Although our methodology should be readily extendable to other chromatographic systems widely employed in metabolomics studies, different models must be developed for each chromatographic technique because of the different separation mechanism involved. Likewise, a specific set of MDs is likely to be recruited during the modelling process for different chromatographic systems. For example, we have discussed the annotation of peak 434.2175/9.0 as thesinine-rhamnoside, and there is only one chromatographic peak detected on the ZIC-pHILIC column (Data S4). But two isomers (E/Z) of thesinine-rhamnoside, known to be present in L. perenne, can be readily separated by reversed phase liquid chromatography (C18 column) (Koulman et al. 2008). This suggests that when conducting the QSRR modelling for the C18 column 3D MDs need to be recruited.

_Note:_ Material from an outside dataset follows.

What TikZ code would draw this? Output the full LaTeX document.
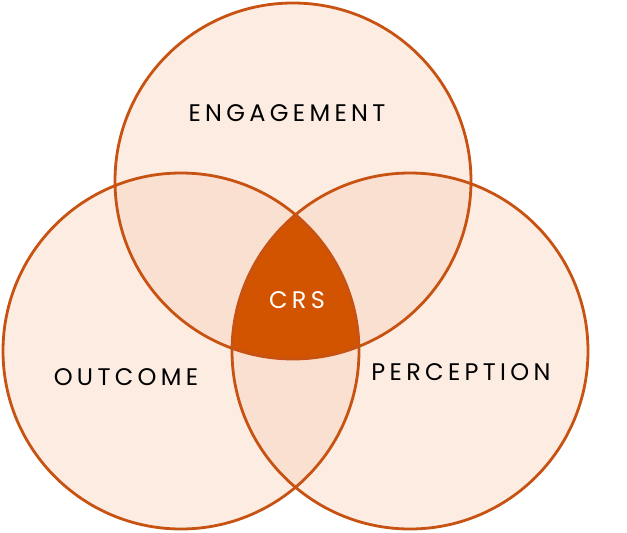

Even with a match on both accurate mass and retention time it may still not be sufficient to annotate the majority of peaks in LCMS-based metabolomics. Additional evidence such as MSn fragmentation patterns need to be collected to increase the rigor of structural inference on the detected peaks (Cao et al. 2013), and integrated into a reference library or database for identification.

4 Conclusions

We have established a QSRR model based on the RF algorithm for the prediction of retention time of compounds and achieved prediction accuracy at a level that can be readily employed for peak annotation in LCMS-based metabolomics. We have demonstrated that such model-based retention time prediction can reduce considerably the number of false positives that often arise from a query of accurate mass alone, and we have proposed a general strategy to incorporate QSRR modelling into the metabolite annotation process. We thus conclude that our approach allows the retention time to be harnessed and integrated into the peak annotation processes, and contributes to address the most challenging problems in metabolomics, that is to know the unknowns.